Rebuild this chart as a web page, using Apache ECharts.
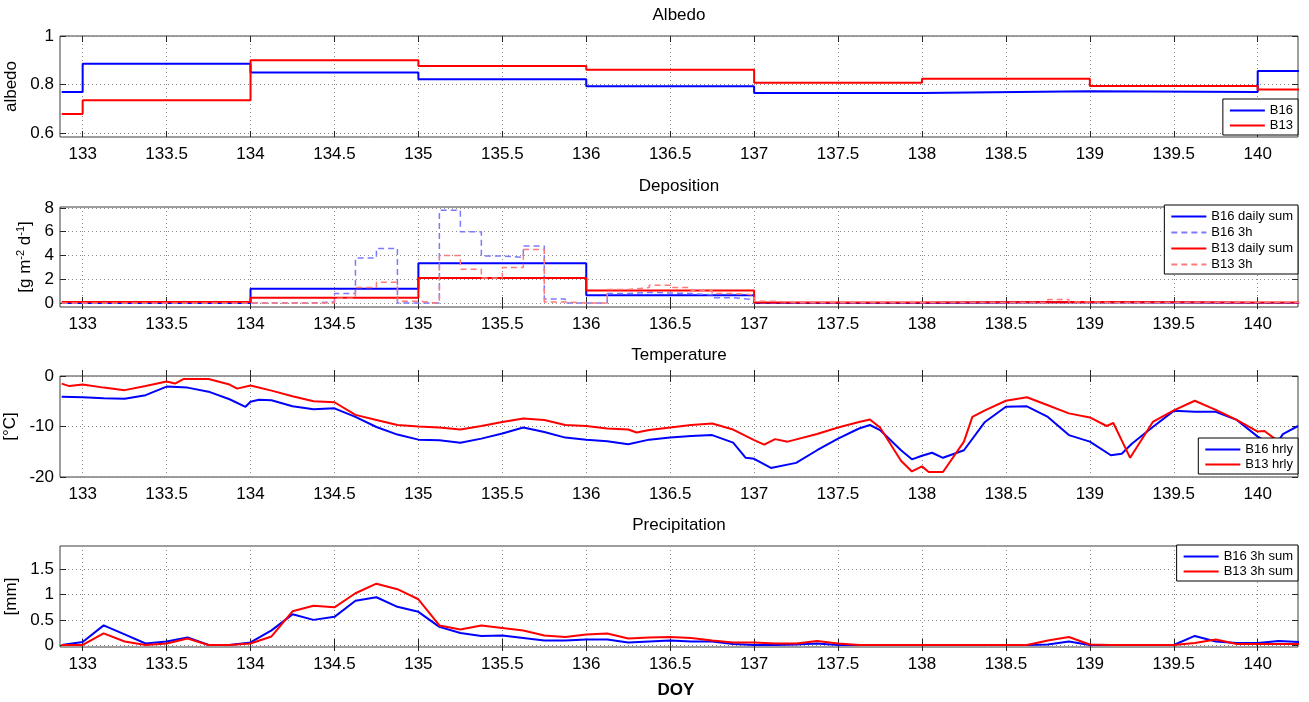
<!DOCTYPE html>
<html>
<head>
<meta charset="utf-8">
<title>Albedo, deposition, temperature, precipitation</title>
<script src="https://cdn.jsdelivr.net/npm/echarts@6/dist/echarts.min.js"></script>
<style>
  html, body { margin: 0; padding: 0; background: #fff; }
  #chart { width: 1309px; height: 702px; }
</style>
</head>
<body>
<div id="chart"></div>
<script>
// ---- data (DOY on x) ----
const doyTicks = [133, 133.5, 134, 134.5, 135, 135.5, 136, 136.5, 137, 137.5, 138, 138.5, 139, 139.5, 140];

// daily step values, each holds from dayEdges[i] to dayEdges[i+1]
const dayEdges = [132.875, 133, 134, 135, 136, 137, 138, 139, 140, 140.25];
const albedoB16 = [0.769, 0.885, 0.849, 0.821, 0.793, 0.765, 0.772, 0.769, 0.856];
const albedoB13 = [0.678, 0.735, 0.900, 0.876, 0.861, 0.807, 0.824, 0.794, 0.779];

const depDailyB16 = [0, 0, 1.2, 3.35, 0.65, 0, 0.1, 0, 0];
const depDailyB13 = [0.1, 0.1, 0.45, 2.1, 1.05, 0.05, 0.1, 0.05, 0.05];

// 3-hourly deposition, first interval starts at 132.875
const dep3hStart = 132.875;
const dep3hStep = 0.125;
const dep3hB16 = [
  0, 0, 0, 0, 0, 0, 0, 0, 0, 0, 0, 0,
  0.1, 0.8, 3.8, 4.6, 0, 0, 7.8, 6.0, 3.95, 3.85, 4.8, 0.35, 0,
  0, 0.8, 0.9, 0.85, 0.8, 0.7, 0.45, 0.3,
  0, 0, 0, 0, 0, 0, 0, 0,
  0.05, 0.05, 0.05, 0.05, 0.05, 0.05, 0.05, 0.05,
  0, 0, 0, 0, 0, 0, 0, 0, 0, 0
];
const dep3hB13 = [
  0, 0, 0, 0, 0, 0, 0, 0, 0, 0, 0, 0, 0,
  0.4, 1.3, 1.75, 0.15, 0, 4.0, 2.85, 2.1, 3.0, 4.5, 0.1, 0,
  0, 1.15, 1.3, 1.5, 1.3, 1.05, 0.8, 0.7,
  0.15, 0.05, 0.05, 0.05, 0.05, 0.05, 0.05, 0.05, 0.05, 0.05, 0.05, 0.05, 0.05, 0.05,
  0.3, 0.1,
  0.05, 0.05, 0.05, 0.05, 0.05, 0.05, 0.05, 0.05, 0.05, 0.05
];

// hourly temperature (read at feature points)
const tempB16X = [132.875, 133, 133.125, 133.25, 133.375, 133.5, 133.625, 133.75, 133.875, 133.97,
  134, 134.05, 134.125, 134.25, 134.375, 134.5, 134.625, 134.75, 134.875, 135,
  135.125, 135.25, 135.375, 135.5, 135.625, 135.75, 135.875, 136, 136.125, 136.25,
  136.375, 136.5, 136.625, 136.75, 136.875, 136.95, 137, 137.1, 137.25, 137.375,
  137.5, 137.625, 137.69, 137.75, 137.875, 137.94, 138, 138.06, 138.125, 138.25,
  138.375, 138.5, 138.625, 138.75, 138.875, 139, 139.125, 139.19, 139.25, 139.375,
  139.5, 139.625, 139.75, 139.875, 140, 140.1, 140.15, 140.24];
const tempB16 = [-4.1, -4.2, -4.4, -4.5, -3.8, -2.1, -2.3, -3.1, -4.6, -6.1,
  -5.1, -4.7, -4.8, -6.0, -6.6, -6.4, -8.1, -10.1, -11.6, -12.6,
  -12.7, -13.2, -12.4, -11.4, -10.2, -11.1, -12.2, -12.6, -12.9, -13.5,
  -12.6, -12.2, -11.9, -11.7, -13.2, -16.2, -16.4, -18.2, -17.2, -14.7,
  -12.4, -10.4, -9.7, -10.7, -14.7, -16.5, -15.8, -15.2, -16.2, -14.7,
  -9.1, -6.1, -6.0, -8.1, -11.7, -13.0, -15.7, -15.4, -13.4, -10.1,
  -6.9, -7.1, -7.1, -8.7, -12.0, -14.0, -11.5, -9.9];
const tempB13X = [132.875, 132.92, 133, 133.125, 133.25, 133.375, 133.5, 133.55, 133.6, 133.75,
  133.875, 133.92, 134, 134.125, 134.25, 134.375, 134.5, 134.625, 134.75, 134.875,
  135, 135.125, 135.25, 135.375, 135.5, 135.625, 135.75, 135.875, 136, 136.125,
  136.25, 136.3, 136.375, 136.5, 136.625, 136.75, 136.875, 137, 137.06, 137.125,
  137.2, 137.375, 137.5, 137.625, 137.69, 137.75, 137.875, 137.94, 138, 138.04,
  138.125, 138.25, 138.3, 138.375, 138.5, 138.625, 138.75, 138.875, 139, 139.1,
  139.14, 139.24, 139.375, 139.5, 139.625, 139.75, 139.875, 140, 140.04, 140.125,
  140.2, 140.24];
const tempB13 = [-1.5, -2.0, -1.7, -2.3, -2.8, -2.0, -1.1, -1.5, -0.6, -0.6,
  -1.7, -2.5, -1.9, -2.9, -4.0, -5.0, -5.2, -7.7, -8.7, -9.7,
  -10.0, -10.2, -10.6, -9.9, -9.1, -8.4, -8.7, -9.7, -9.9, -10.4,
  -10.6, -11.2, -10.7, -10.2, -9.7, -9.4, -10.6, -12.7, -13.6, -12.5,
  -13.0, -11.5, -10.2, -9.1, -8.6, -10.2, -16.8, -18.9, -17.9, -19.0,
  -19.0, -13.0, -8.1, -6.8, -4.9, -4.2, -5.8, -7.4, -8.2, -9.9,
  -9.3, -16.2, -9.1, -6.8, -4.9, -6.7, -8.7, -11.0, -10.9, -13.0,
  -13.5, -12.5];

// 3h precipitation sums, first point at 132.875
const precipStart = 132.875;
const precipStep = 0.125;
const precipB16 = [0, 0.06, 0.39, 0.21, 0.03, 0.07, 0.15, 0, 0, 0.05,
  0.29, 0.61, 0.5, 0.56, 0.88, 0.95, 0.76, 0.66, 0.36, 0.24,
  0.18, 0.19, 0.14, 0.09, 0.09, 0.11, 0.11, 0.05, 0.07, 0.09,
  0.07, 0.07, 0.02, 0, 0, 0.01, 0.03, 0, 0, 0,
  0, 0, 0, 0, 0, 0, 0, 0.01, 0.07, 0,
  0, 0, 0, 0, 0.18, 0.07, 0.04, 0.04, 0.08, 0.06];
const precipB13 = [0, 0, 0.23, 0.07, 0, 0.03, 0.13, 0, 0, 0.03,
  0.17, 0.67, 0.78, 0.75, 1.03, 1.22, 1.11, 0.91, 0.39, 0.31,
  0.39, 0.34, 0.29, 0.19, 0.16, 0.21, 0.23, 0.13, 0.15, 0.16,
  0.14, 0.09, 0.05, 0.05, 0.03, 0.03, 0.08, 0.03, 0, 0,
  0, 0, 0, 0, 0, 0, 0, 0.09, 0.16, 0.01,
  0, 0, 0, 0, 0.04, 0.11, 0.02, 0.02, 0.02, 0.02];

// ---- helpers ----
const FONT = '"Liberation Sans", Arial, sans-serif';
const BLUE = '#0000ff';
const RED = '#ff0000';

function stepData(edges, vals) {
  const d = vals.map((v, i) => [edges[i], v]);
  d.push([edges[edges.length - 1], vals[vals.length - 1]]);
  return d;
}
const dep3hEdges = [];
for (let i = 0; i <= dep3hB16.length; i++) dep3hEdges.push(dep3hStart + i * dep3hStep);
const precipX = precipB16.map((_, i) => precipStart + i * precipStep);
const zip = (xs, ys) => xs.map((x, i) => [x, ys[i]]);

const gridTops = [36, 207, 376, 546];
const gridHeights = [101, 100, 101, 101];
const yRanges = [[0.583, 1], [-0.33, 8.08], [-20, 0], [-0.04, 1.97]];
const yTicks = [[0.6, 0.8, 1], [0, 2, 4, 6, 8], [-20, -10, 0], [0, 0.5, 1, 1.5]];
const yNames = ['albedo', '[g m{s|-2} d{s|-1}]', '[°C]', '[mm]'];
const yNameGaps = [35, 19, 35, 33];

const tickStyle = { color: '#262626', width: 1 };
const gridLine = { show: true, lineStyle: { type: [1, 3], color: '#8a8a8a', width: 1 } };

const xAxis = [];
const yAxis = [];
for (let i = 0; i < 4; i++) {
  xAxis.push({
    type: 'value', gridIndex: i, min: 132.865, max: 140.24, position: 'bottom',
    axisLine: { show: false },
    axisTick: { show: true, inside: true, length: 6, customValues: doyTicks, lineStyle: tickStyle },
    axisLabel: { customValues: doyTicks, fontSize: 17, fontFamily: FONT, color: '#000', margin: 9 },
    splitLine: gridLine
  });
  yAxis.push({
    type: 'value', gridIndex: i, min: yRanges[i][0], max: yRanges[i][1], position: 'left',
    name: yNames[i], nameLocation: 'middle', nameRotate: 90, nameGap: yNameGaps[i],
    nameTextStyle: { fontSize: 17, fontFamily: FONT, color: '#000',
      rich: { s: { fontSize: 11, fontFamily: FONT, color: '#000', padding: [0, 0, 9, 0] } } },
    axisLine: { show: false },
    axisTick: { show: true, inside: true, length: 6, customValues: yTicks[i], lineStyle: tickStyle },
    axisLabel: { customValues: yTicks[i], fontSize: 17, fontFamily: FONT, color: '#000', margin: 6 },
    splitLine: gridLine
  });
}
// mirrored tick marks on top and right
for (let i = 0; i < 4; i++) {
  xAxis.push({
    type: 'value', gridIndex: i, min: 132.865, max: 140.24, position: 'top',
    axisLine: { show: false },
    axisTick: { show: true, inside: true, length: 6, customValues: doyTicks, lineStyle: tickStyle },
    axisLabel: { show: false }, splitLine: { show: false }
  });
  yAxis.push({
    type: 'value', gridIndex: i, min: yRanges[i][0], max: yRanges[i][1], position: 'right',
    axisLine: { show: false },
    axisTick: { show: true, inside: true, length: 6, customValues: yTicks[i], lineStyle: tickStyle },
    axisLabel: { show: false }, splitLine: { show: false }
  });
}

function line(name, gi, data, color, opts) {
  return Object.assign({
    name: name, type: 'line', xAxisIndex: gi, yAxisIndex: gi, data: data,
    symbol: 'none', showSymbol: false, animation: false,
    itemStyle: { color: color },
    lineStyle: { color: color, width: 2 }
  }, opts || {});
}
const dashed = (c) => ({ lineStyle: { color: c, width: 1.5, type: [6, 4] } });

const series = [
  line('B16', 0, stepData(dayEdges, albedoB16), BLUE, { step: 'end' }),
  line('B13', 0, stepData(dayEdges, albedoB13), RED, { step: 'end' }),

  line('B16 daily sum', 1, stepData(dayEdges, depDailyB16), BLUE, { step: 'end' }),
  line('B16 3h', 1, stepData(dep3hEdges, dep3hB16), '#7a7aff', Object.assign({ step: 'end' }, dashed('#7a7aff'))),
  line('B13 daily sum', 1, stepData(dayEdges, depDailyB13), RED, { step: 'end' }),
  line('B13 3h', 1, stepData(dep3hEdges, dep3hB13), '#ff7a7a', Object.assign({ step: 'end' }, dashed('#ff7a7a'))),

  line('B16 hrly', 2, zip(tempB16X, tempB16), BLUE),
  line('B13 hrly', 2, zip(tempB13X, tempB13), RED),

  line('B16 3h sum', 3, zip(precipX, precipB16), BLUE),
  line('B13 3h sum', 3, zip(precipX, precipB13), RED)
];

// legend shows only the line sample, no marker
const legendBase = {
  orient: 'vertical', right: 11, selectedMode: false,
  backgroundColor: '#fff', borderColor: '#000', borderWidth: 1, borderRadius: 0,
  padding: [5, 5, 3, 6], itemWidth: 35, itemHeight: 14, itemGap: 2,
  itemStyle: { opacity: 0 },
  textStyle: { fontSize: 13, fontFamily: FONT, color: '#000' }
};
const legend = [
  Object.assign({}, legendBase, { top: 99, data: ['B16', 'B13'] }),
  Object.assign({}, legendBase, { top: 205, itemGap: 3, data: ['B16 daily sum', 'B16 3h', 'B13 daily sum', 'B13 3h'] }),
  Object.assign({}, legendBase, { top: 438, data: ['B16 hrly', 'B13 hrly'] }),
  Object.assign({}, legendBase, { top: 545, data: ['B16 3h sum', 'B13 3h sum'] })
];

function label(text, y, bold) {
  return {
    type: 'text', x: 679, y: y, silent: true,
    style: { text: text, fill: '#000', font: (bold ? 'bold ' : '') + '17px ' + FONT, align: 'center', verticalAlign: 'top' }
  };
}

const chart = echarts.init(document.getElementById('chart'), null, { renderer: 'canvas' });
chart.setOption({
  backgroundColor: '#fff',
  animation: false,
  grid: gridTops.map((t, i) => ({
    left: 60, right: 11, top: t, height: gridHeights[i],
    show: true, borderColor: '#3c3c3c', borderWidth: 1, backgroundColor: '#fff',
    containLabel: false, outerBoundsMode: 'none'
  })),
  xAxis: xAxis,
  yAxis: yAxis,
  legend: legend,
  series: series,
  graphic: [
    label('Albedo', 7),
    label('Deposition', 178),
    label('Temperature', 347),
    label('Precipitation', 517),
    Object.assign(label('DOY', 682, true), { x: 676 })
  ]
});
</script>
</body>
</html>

-- -- --

▸ Given task: Everything from the first line to the line with "139, 139.5, 140];" must be repeated exactly, and nothing else. Leave the pictures out.

▸ The solution:
Rebuild this chart as a web page, using Apache ECharts.
<!DOCTYPE html>
<html>
<head>
<meta charset="utf-8">
<title>Albedo, deposition, temperature, precipitation</title>
<script src="https://cdn.jsdelivr.net/npm/echarts@6/dist/echarts.min.js"></script>
<style>
  html, body { margin: 0; padding: 0; background: #fff; }
  #chart { width: 1309px; height: 702px; }
</style>
</head>
<body>
<div id="chart"></div>
<script>
// ---- data (DOY on x) ----
const doyTicks = [133, 133.5, 134, 134.5, 135, 135.5, 136, 136.5, 137, 137.5, 138, 138.5, 139, 139.5, 140];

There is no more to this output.